Bob Schaible
Hatching
- Aug 7, 2017
- 3
- 2
- 9
I have produced blue mottled chickens by appropriate crosses descended from a cross of Ancona and Blue Andalusian and found that the mottling (particularly the amount of white) remained reasonably constant in the three generations of crosses. Since the cross of Exchequer Leghorn and Ancona is reported to result in a wide variety in amount of white in the progeny Carefoot, 1987), it appears that mottled and pied are controlled by two different alleles (different mutations of the same gene). If a testcross of the F1 of the cross were conducted by backcrossing the F! to the Ancona parent breed, the backcross offspring would be expected to be 50% typically mottled and 50% of the wide variation of white found in the Exchequer Leghorn if the genes for mottling and pied were alleles (multiple alleles hypothesis).

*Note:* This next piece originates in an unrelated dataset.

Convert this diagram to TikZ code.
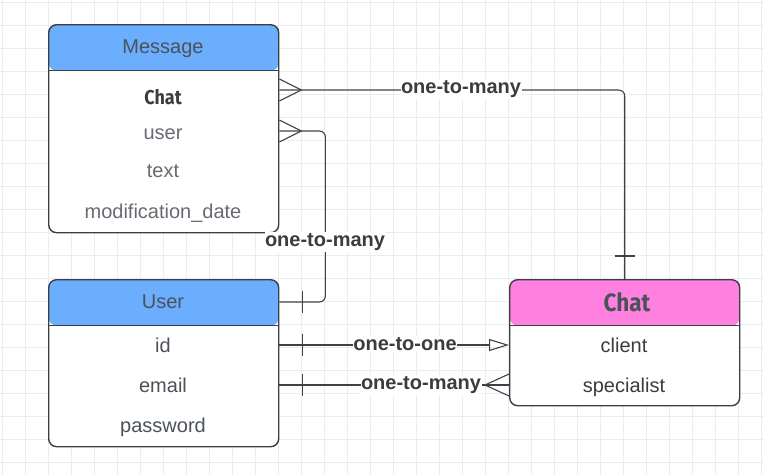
\documentclass[tikz,border=0pt]{standalone}
\usepackage{fontspec}
\setmainfont{Liberation Sans}
\newfontfamily\clefont{Fira Sans}[FakeStretch=0.9]
\usetikzlibrary{positioning, arrows.meta}
\definecolor{cbleu}{RGB}{107,174,253}
\definecolor{crose}{RGB}{255,128,223}
\definecolor{cbord}{RGB}{58,63,70}
\definecolor{clien}{RGB}{62,66,72}
\definecolor{ctitre}{RGB}{76,82,90}
\definecolor{cchamp}{RGB}{103,107,114}
\definecolor{cfonce}{RGB}{58,60,64}
\definecolor{cgrille}{RGB}{236,236,236}

\begin{document}
\begin{tikzpicture}[x=1pt, y=-1pt,
  entite/.style={draw=cbord, line width=1.4pt, rounded corners=8pt, fill=white,
                 minimum width=230pt, inner sep=0pt, anchor=north west},
  entete/.style={path picture={
      \fill[#1] (path picture bounding box.north west)
                rectangle ([yshift=-46pt]path picture bounding box.north east);
      \draw[cbord, line width=1.4pt] ([yshift=-46pt]path picture bounding box.north west)
                -- ([yshift=-46pt]path picture bounding box.north east);}},
  titre/.style={font=\fontsize{20}{24}\selectfont, text=ctitre, anchor=base},
  champ/.style={font=\fontsize{20}{24}\selectfont, text=cchamp, anchor=base},
  cle/.style={font=\clefont\bfseries\fontsize{20}{24}\selectfont, text=cfonce, anchor=base},
  lien/.style={draw=clien, line width=1.1pt},
  etiq/.style={font=\bfseries\fontsize{20}{24}\selectfont, text=cfonce, fill=white,
               inner xsep=0.5pt, inner ysep=1pt}]
  \useasboundingbox (0,0) rectangle (764,475);

  % --- quadrillage de fond ----------------------------------------------
  \foreach \i in {0,...,33}
    \draw[cgrille, line width=1.2pt] ({2.7+23*\i},0) -- ({2.7+23*\i},475);
  \foreach \j in {0,...,20}
    \draw[cgrille, line width=1.2pt] (0,{2.7+23*\j}) -- (764,{2.7+23*\j});

  % --- entites ----------------------------------------------------------
  \node[entite, entete=cbleu, minimum height=208pt] (msg) at (48,24) {};
  \node[entite, entete=cbleu, minimum height=167pt] (usr) at (48,279) {};
  \node[entite, entete=crose, minimum height=126pt] (chat) at (509,279) {};

  % --- textes de Message ------------------------------------------------
  \node[titre] (msgTitre) at (163,53) {Message};
  \node[cle] (msgChat) at (163,104) {Chat};
  \node[champ] (msgUser) at (163,139) {user};
  \node[champ] (msgText) at (163,177) {text};
  \node[champ] (msgDate) at (163,218) {modification\_date};

  % --- textes de User ---------------------------------------------------
  \node[titre] (usrTitre) at (163,308) {User};
  \node[champ, text=ctitre] (usrId) at (163,352) {id};
  \node[champ, text=ctitre] (usrMail) at (163,392) {email};
  \node[champ, text=ctitre] (usrPass) at (163,432) {password};

  % --- textes de Chat ---------------------------------------------------
  \node[cle, font=\clefont\bfseries\fontsize{25}{30}\selectfont, text=ctitre]
       (chatTitre) at (627,311) {Chat};
  \node[champ, text=cfonce] (chatCli) at (624,352) {client};
  \node[champ, text=cfonce] (chatSpe) at (624,392) {specialist};

  % --- points d'accroche ------------------------------------------------
  \coordinate (pMsgChat) at (msg.east |- 0,90);
  \coordinate (pMsgUser) at (msg.east |- 0,131);
  \coordinate (pUsrHead) at (usr.east |- 0,302);
  \coordinate (pUsrId)   at (usr.east |- 0,345);
  \coordinate (pUsrMail) at (usr.east |- 0,385);
  \coordinate (pChatCli) at (chat.west |- 0,345);
  \coordinate (pChatSpe) at (chat.west |- 0,385);

  % --- Message.Chat -> Chat ---------------------------------------------
  \draw[lien, rounded corners=6pt] (pMsgChat) -| (chat.north);
  \draw[lien] ([yshift=11pt]pMsgChat) -- ([xshift=22pt]pMsgChat)
              -- ([yshift=-11pt]pMsgChat);
  \draw[lien] ([xshift=-10pt,yshift=23pt]chat.north) -- ([xshift=10pt,yshift=23pt]chat.north);
  \node[etiq] (e1) at (461,89) {one-to-many};

  % --- Message.user -> User ---------------------------------------------
  \draw[lien, rounded corners=6pt] (pMsgUser) -- ++(46,0) |- (pUsrHead);
  \draw[lien] ([yshift=11pt]pMsgUser) -- ([xshift=22pt]pMsgUser)
              -- ([yshift=-11pt]pMsgUser);
  \draw[lien] ([xshift=23pt,yshift=11pt]pUsrHead) -- ([xshift=23pt,yshift=-11pt]pUsrHead);
  \node[etiq] (e2) at (325,242) {one-to-many};

  % --- User.id -> Chat.client -------------------------------------------
  \draw[lien, -{Triangle[open, length=20pt, width=12pt]}] (pUsrId) -- (pChatCli);
  \draw[lien] ([xshift=23pt,yshift=11pt]pUsrId) -- ([xshift=23pt,yshift=-11pt]pUsrId);
  \node[etiq] (e3) at (405,344) {one-to-one};

  % --- User.email -> Chat.specialist ------------------------------------
  \draw[lien] (pUsrMail) -- (pChatSpe);
  \draw[lien] ([yshift=11pt]pChatSpe) -- ([xshift=-24pt]pChatSpe)
              -- ([yshift=-11pt]pChatSpe);
  \draw[lien] ([xshift=23pt,yshift=11pt]pUsrMail) -- ([xshift=23pt,yshift=-11pt]pUsrMail);
  \node[etiq] (e4) at (421,385) {one-to-many};
\end{tikzpicture}
\end{document}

If the genes were independent, incompletely dominant autosomal genes as suggested by Smyth (1990), the backcross progeny would be expected to be 25% typically mottled, 25% solid black, 25% pied like the Exchequer and 25% with wide variation in amount of white like the F1. The latter two classes would be difficult to distinguish from each other but the former two classes should be easy to classify and thus determine a different result from the multiple alleles hypothesis. I will check the articles by Carefoot (1987) and Smyth (1990) but I doubt that the testcross has been made. Please reply if you know that the testcross has been conducted.